Peter and I are halfway through our Big Overseas Adventure. We have had a wonderful time and there are many highlights. On top of the list is meeting Scottish cousins and claiming a number of Scottish castles and members of Royalty as ours!
And then there is the history. We can’t believe we have been walking in the footsteps of those who have walked the same streets for hundreds of years. On arrival in Ireland we stayed in a townhouse which was originally built in 1704! We are currently cruising the Danube and each night can’t believe the next day will be any more spectacular and … it is.
I have come across some beautiful libraries while here and if you’ve been following on Facebook there have been some photos. I’ve spoken to librarians in tiny libraries in small towns and marvelled at the grandeur of the National Libraries. It was while at the British Library I felt inspiration for writing creeping back and then … we came across the Austrian National Library. The Austrian National Library is celebrating a birthday this year. It is 650, yes 650 years old!

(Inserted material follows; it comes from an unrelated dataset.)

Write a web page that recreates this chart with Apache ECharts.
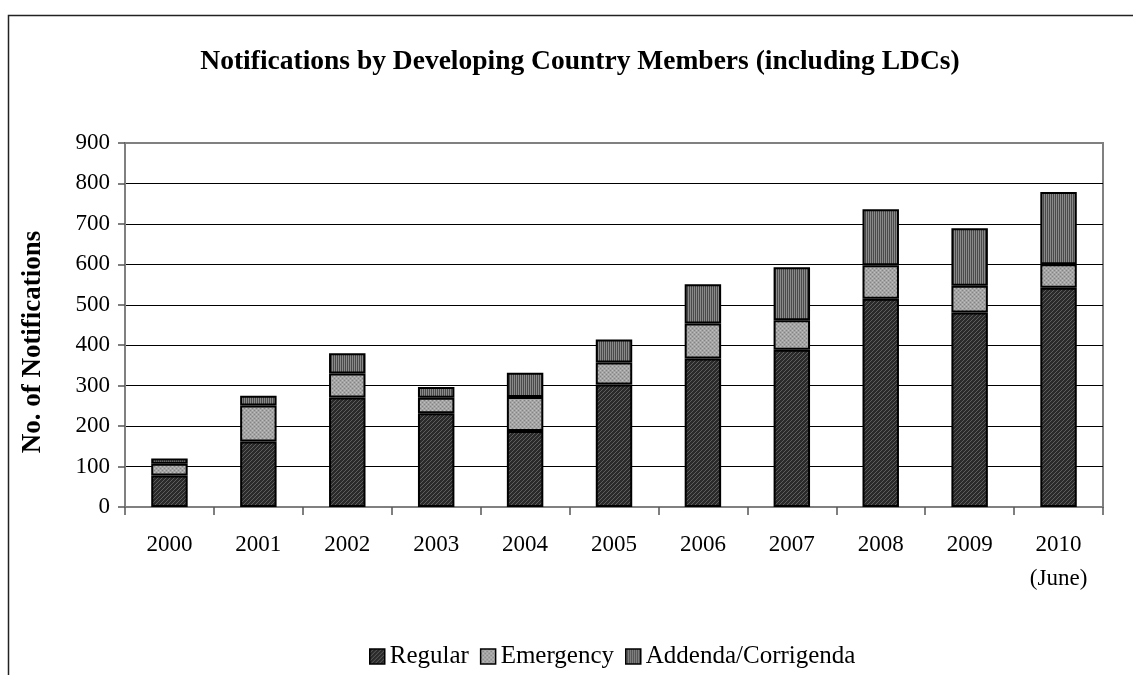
<!DOCTYPE html>
<html>
<head>
<meta charset="utf-8">
<script src="https://cdn.jsdelivr.net/npm/echarts@6/dist/echarts.min.js"></script>
<style>
html,body{margin:0;padding:0;background:#fff;}
#chart{width:1133px;height:675px;}
</style>
</head>
<body>
<div id="chart"></div>
<script>
var categories = ['2000','2001','2002','2003','2004','2005','2006','2007','2008','2009','2010\n(June)'];
var regular   = [78, 162, 271, 232, 188, 303, 367, 389, 515, 481, 542];
var emergency = [29, 89, 59, 38, 84, 54, 87, 73, 83, 66, 58];
var addenda   = [13, 24, 50, 27, 60, 57, 97, 131, 138, 142, 179];
var yTicks = [0,100,200,300,400,500,600,700,800,900];
var seriesNames = ['Regular','Emergency','Addenda/Corrigenda'];

function makePattern(kind){
  var c = document.createElement('canvas');
  c.width = 4; c.height = 4;
  var g = c.getContext('2d');
  if(kind === 'regular'){
    g.fillStyle = '#2a2a2a'; g.fillRect(0,0,4,4);
    g.fillStyle = '#5e5e5e';
    for(var i=0;i<4;i++){ g.fillRect((3-i+4)%4, i, 1, 1); }
  } else if(kind === 'emergency'){
    g.fillStyle = '#a4a4a4'; g.fillRect(0,0,4,4);
    g.fillStyle = '#838383';
    g.fillRect(0,0,1,1); g.fillRect(2,2,1,1);
    g.fillStyle = '#c0c0c0';
    g.fillRect(2,0,1,1); g.fillRect(0,2,1,1);
  } else {
    g.fillStyle = '#4a4a4a'; g.fillRect(0,0,4,4);
    g.fillStyle = '#8a8a8a';
    g.fillRect(0,0,1,4); g.fillRect(2,0,1,4);
  }
  return {image: c, repeat: 'repeat'};
}

var patterns = [makePattern('regular'), makePattern('emergency'), makePattern('addenda')];
var dataSets = [regular, emergency, addenda];
var FONT = '"Liberation Serif", "Times New Roman", serif';

var chart = echarts.init(document.getElementById('chart'), null, {renderer:'canvas'});
var series = seriesNames.map(function(name, i){
  return {
    name: name,
    type: 'bar',
    stack: 'total',
    barWidth: '41%',
    data: dataSets[i],
    itemStyle: {color: patterns[i], borderColor: '#000', borderWidth: 2},
    emphasis: {disabled: true}
  };
});

chart.setOption({
  animation: false,
  backgroundColor: '#fff',
  title: {
    text: 'Notifications by Developing Country Members (including LDCs)',
    left: 575,
    textAlign: 'center',
    top: 43,
    textStyle: {fontFamily: FONT, fontWeight: 'bold', fontSize: 27.5, color: '#000'}
  },
  graphic: [
    {type: 'rect', shape: {x: 8.5, y: 15.5, width: 1200, height: 800}, style: {fill: 'none', stroke: '#222', lineWidth: 1.5}, silent: true},
    {type: 'text', x: 33, y: 342, rotation: Math.PI/2, style: {text: 'No. of Notifications', fontFamily: FONT, fontWeight: 'bold', fontSize: 27, fill: '#000', align: 'center', verticalAlign: 'middle'}, silent: true}
  ],
  legend: {
    data: seriesNames,
    icon: 'rect',
    left: 364,
    top: 639,
    itemWidth: 15,
    itemHeight: 15,
    itemGap: 11,
    itemStyle: {borderColor: '#000', borderWidth: 1.5},
    textStyle: {fontFamily: FONT, fontSize: 25, color: '#000'},
    selectedMode: false
  },
  grid: {left: 125, right: 30, top: 143, bottom: 168, show: true, borderColor: '#808080', borderWidth: 2, backgroundColor: 'transparent'},
  xAxis: {
    type: 'category',
    data: categories,
    axisLine: {lineStyle: {color: '#808080', width: 2}},
    axisTick: {show: true, alignWithLabel: false, length: 8, lineStyle: {color: '#555', width: 1.5}},
    axisLabel: {fontFamily: FONT, fontSize: 23, color: '#000', margin: 21, lineHeight: 34, interval: 0}
  },
  yAxis: {
    type: 'value',
    min: yTicks[0],
    max: yTicks[yTicks.length-1],
    interval: 100,
    axisLine: {show: true, lineStyle: {color: '#808080', width: 2}},
    axisTick: {show: true, length: 7, lineStyle: {color: '#555', width: 1.5}},
    axisLabel: {fontFamily: FONT, fontSize: 23, color: '#000', margin: 15},
    splitLine: {showMinLine: false, showMaxLine: false, lineStyle: {color: '#000', width: 1}}
  },
  series: series
});
</script>
</body>
</html>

The building of course is stunning and then there is the collection which is on display. I saw excerpts of letters from the 11thcentury and a then a book from 1476 which stopped me in my tracks.
This was a beautiful book but what caught my eye was that the young lady who originally owned the book had written her name in the front. And there I was all those years later looking at it in Vienna! I looked up Bianca hoping she might be somewhere on the internet. Yes she was! She was in fact a Queen of the Romans and Holy Roman Empress due to her marriage to Maximilian l, Holy Roman Emperor.
I do have another library story. It took a 40-minute ferry ride from Oban, an hour and a bit on a bus across the Isle of Mull and another short ferry ride to reach the stunning island of Iona. After wandering around the ancient abbey I went up to the café and while enjoying the biggest scone I had ever seen, a woman approached me and asked if I was a librarian!
She looked familiar and I told her I had worked in a school and public library in Braidwood, near Canberra and other council branches. She is a regular visitor to Australia and her brother and niece live in the next suburb to ours in Canberra and she knows Braidwood from their travels to the coast. I thought maybe this is where we had met.
No, it was on the train from Glasgow to Oban the previous day where I came to her attention. She was sitting near Peter and I and noticed my socks. My socks?
I had on my ‘library due date slip’ socks.
My new friend was a retired school librarian from London and introduced me to her daughter who now lives on Iona. We had a fabulous chat about our love of libraries, books and stationery!
I’m sure I’ll come across many more libraries during the next few weeks.